7 de set. de 2012

a unanimidade

(Via)

(...) É isso que Nelson Rodrigues é ou se tornou: uma unanimidade. Ele que a vida inteira viveu provocando polêmica, atacando e sendo atacado, virando a mesa das ideias convencionais, fossem elas de direita ou de esquerda, populares ou impopulares, acabou empalhado numa das suas boutades mais ferinas. Hoje qualquer idiota, qualquer desses imbecis que babam na gravata (...) escreve sobre ele apenas para irrestritamente louvá-lo. Flor narcisista hostil à indiferença ou ao coro unânime dos idiotas, Nelson certamente ficaria perplexo ao constatar que a posteridade diluiu ou apagou todos os traços complexos da sua personalidade provocativa.

Onde divisar o reacionário impenitente e autoirônico nessa figura anódina da unanimidade? Suas frases mais ousadas e desconcertantes, não importando no caso o que contivessem de verdade ou erro, dissolveram-se em lugares comuns inofensivos.

(...) A unanimidade que cerca a obra de Nelson Rodrigues, e isso não é de hoje, representa, entre outras coisas negativas, a nossa inconsciência social e ideológica, a leviandade com que vivemos e esquecemos, a inconsistência de nossas supostas convicções que hoje converte em vaca sagrada o inimigo ontem demonizado, que hoje canta loas ao gênio que era ontem um autor pornográfico e um reacionário desprezível.

(...) Fazendo justiça à história documentada, também a Nelson, cuja glória prescinde de distorções do tipo das que acima assinalei, ponhamos os pontos em alguns is. Antes de tudo, o Nelson glorificado pela posteridade é o Nelson jornalista, o autor das crônicas e contos cujo estilo inconfundível e até repetitivo acima grosseiramente esbocei. Aludo ao Nelson politicamente incorreto, ao provocador dotado de raro talento para a frase de efeito. Investindo sua retórica afiada pelo paradoxo desabusado e o descaso diante de qualquer senso de propriedade e medida, Nelson desafiou todas as unanimidades, sobretudo as progressistas, ou assim consideradas no auge da sua militância de jornalista polêmico. Fulminava não apenas as esquerdas em geral, mas também o poder jovem e a liberação dos costumes que pipocaram nos turbulentos anos 1960.

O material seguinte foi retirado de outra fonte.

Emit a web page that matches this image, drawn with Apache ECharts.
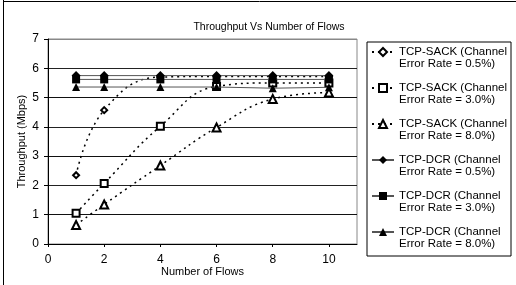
<!DOCTYPE html>
<html>
<head>
<meta charset="utf-8">
<script src="https://cdn.jsdelivr.net/npm/echarts@6/dist/echarts.min.js"></script>
<style>
  html, body { margin: 0; padding: 0; background: #fff; }
  #chart { width: 516px; height: 285px; }
</style>
</head>
<body>
<div id="chart"></div>
<script>
// number of flows
var flows = [1, 2, 4, 6, 8, 10];

// throughput (Mbps)
var sack05 = [2.35, 4.57, 5.70, 5.72, 5.72, 5.72];
var sack30 = [1.05, 2.07, 4.02, 5.38, 5.50, 5.50];
var sack80 = [0.65, 1.35, 2.68, 3.98, 4.95, 5.17];
var dcr05 = [5.75, 5.75, 5.75, 5.75, 5.75, 5.75];
var dcr30 = [5.62, 5.62, 5.62, 5.62, 5.62, 5.62];
var dcr80 = [5.36, 5.36, 5.36, 5.36, 5.32, 5.35];

var names = [
  'TCP-SACK (Channel\nError Rate = 0.5%)',
  'TCP-SACK (Channel\nError Rate = 3.0%)',
  'TCP-SACK (Channel\nError Rate = 8.0%)',
  'TCP-DCR (Channel\nError Rate = 0.5%)',
  'TCP-DCR (Channel\nError Rate = 3.0%)',
  'TCP-DCR (Channel\nError Rate = 8.0%)'
];

function pairs(ys) {
  var out = [];
  for (var i = 0; i < flows.length; i++) out.push([flows[i], ys[i]]);
  return out;
}

function sackSeries(name, ys, symbol, size) {
  return {
    name: name, type: 'line', smooth: 0.45, data: pairs(ys),
    symbol: symbol, symbolSize: size, z: 2,
    lineStyle: { color: '#000', width: 1.5, type: [2, 4] },
    itemStyle: { color: '#000', borderWidth: 1 }
  };
}
function dcrSeries(name, ys, symbol, size) {
  return {
    name: name, type: 'line', data: pairs(ys),
    symbol: symbol, symbolSize: size, z: 3,
    lineStyle: { color: '#555', width: 1 },
    itemStyle: { color: '#000', borderWidth: 0 }
  };
}

var font = 'Liberation Sans';
var chart = echarts.init(document.getElementById('chart'), null, { renderer: 'canvas' });

chart.setOption({
  backgroundColor: '#fff',
  animation: false,
  title: {
    text: 'Throughput Vs Number of Flows',
    left: 264, top: 17, textAlign: 'center',
    textStyle: { fontFamily: font, fontSize: 10.5, fontWeight: 'normal', color: '#000' }
  },
  graphic: [
    { type: 'line', shape: { x1: 3.5, y1: 0, x2: 3.5, y2: 285 }, style: { stroke: '#000', lineWidth: 1 } },
    { type: 'line', shape: { x1: 3, y1: 1.5, x2: 516, y2: 1.5 }, style: { stroke: '#000', lineWidth: 1 } }
  ],
  grid: { left: 48, right: 159, top: 39, bottom: 41, show: true, borderColor: '#888', borderWidth: 1 },
  legend: {
    orient: 'vertical',
    left: 367, top: 42,
    padding: [-8, 4, 6, 4],
    itemGap: 0,
    itemWidth: 22, itemHeight: 10,
    borderColor: '#000', borderWidth: 1,
    data: names,
    // leading blank line puts the icon beside the first text line
    formatter: function (n) { return '\n' + n; },
    textStyle: { fontFamily: font, fontSize: 11.5, lineHeight: 12, color: '#000' }
  },
  xAxis: {
    type: 'value', min: 0, max: 11, interval: 2,
    name: 'Number of Flows', nameLocation: 'middle', nameGap: 22, nameMoveOverlap: false,
    nameTextStyle: { fontFamily: font, fontSize: 11, color: '#000' },
    axisLine: { onZero: false, lineStyle: { color: '#000' } },
    axisTick: { show: true, length: 3, lineStyle: { color: '#000' } },
    axisLabel: { showMaxLabel: false, margin: 10, fontFamily: font, fontSize: 12, color: '#000' },
    splitLine: { show: false }
  },
  yAxis: {
    type: 'value', min: 0, max: 7, interval: 1,
    name: 'Throughput (Mbps)', nameLocation: 'middle', nameGap: 21, nameMoveOverlap: false,
    nameTextStyle: { fontFamily: font, fontSize: 11, color: '#000' },
    axisLine: { show: true, lineStyle: { color: '#000' } },
    axisTick: { show: true, length: 4, lineStyle: { color: '#000' } },
    axisLabel: { margin: 9, fontFamily: font, fontSize: 12, color: '#000' },
    splitLine: { show: true, lineStyle: { color: ['#000', '#111', '#222', '#111', '#222', '#111', '#222', '#888'], width: 1 } }
  },
  series: [
    sackSeries(names[0], sack05, 'emptyDiamond', 6),
    sackSeries(names[1], sack30, 'emptyRect', 7),
    sackSeries(names[2], sack80, 'emptyTriangle', 8),
    dcrSeries(names[3], dcr05, 'diamond', 9),
    dcrSeries(names[4], dcr30, 'rect', 8),
    dcrSeries(names[5], dcr80, 'triangle', 8)
  ]
});
</script>
</body>
</html>
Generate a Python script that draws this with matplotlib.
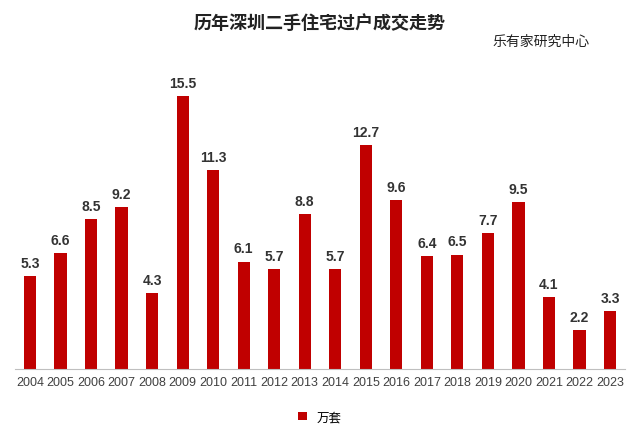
import matplotlib
matplotlib.use("Agg")
import matplotlib.pyplot as plt
from matplotlib import font_manager

years = [str(y) for y in range(2004, 2024)]
values = [5.3, 6.6, 8.5, 9.2, 4.3, 15.5, 11.3, 6.1, 5.7, 8.8, 5.7, 12.7, 9.6, 6.4, 6.5, 7.7, 9.5, 4.1, 2.2, 3.3]

names = {f.name for f in font_manager.fontManager.ttflist}
cjk = [n for n in ["Noto Sans CJK SC", "Noto Sans CJK JP", "Noto Sans CJK TC", "Noto Sans CJK KR"] if n in names]
plt.rcParams["font.family"] = ["Liberation Sans"] + cjk + ["DejaVu Sans"]
fig = plt.figure(figsize=(6.4, 4.39), dpi=100)
ax = fig.add_axes([0.023, 0.157, 0.954, 0.706])
x = range(len(years))
ax.bar(x, values, width=0.4, color="#C00000", label="万套")
for i, v in zip(x, values):
    ax.text(i, v + 0.35, f"{v}", ha="center", va="bottom", fontsize=10, fontweight="bold", color="#333333")
ax.set_xlim(-0.5, len(years) - 0.5)
ax.set_ylim(0, 17.6)
ax.set_xticks(list(x))
ax.set_xticklabels(years, fontsize=9, color="#404040")
ax.tick_params(axis="x", length=0, pad=5)
ax.set_yticks([])
for s in ["top", "right", "left"]:
    ax.spines[s].set_visible(False)
ax.spines["bottom"].set_color("#bfbfbf")
fig.text(0.5, 0.945, "历年深圳二手住宅过户成交走势", ha="center", va="center", fontsize=13, fontweight="bold", color="#222222")
fig.text(0.845, 0.905, "乐有家研究中心", ha="center", va="center", fontsize=10, color="#222222")
fig.legend(loc="center", bbox_to_anchor=(0.5, 0.047), frameon=False, fontsize=9, handlelength=0.7, handleheight=0.7)
fig.savefig("out.png", dpi=100)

(...) Assim como importa distinguir a obra e a biografia a propósito da passagem do centenário de Nelson Rodrigues, importa igualmente sublinhar o processo inverso, isto é, lembrar de passagem a glória momentânea de alguns autores revolucionários ou de esquerda cuja distinção literária foi fruto exclusivo de fatores biográficos, mais precisamente ideológicos. Aludo a escritores e artistas cuja importância estética esgotou-se tão logo foram superadas as circunstâncias históricas de que dependia o valor de suas obras. Não citarei nomes. O leitor esclarecido pode facilmente indicar vários dentre os que tenho em mente. O fato é que, tão logo se esvaziaram como símbolos de arte politicamente revolucionária, de resistência à ditadura e outros fatores de duração contingente e extrínsecos à qualidade autonomamente estética da obra, todos mergulharam no poço da obscuridade merecida.

Não é evidentemente o caso de Nelson Rodrigues. Por isso embirro com esse clima de unanimidade diluidor da própria força e complexidade da sua obra. O Nelson reacionário, cabotino e tudo mais que de negativo se possa lembrar acerca do homem, este passou, ou algum dia passará. O que fica é a obra, volto a chover no molhado. O que importa reter e justamente louvar é o cronista e o contista excepcionais e acima de tudo o dramaturgo. Sei que não há como rigorosamente dissociar uma coisa da outra, a biografia da obra, já que a personalidade poderosa e marcante do autor projetou-se indelevelmente na obra. O que não engulo é essa unanimidade póstuma onde os inconscientes e idiotas o aprisionam. Por isso concluo repetindo a frase que anula toda essa consagração ofensiva vomitada pelos idiotas sem opinião: “Toda unanimidade é burra”.